The script for The Basement Monster is fast and clever and beautifully executed by the young actresses. But, as their father tells, even the dialogue came from real-life experiences with his girls.
“Some of the dialogue was directly from the girls,” Michael says. “The big moment near the end, when Zoe gives Emma the pep talk about being brave, was written by Zoe. I gave Zoe the scenario, and said ‘What would you tell Emma in this situation?’ and we wrote down what she would say. In the beginning, where Emma is playing with the dolls, is something I heard the girls doing while I was writing the script.”
Meanwhile, there is a special language between Emma and the monster that has a deeper meaning than just words.
VIDEO: “The Basement Monster” – Teaser Trailer
“That’s the dialogue that anybody is dealing with in their head when it comes to being brave,” Brendan points out. “It’s that eternal battle.”
The production team is currently working with the Applied Projects program at Sir Sanford Fleming College to help keep The Basement Monster alive after its Showplace screening.
“We met with the students and they are coming up with proposals to market the film,” says Michael. “We’ll be doing marketing up to the premiere, but then we’re looking at ways to keep it going afterwards.”
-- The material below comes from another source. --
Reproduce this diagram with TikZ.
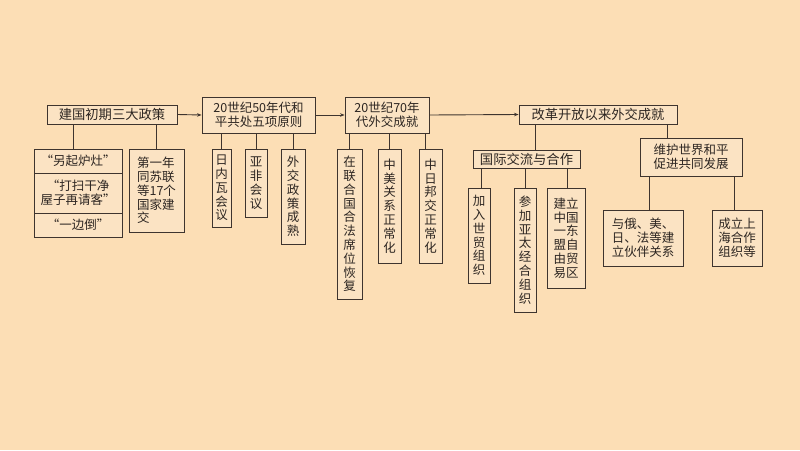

“We are looking at a lot of local screenings. Beyond that, we’ll be entering it into film festivals.”
While it does have a few chills and thrills (the filmmakers says kids under five “need to be brave”), at its core The Basement Monster a funny and moving family film that explores both the power of sisterhood and being kind and accepting of others who are different.
Michael and Brendan encourage audiences to bring their kids (children under eight are admitted into the screening for free) to this 30-minute film.
After the screening, there will be a chat with the cast and crew and a bonus outtakes video, making it a unique Halloween outing for the entire family.
The Basement Monster premieres at 2 p.m. on Sunday, October 27th at Showplace Performance Centre (290 George St. N., Peterborough). Tickets are $10 (free for kids eight and under) and are available online at eventbrite.ca/e/the-basement-monster-premiere-tickets-71299910953a.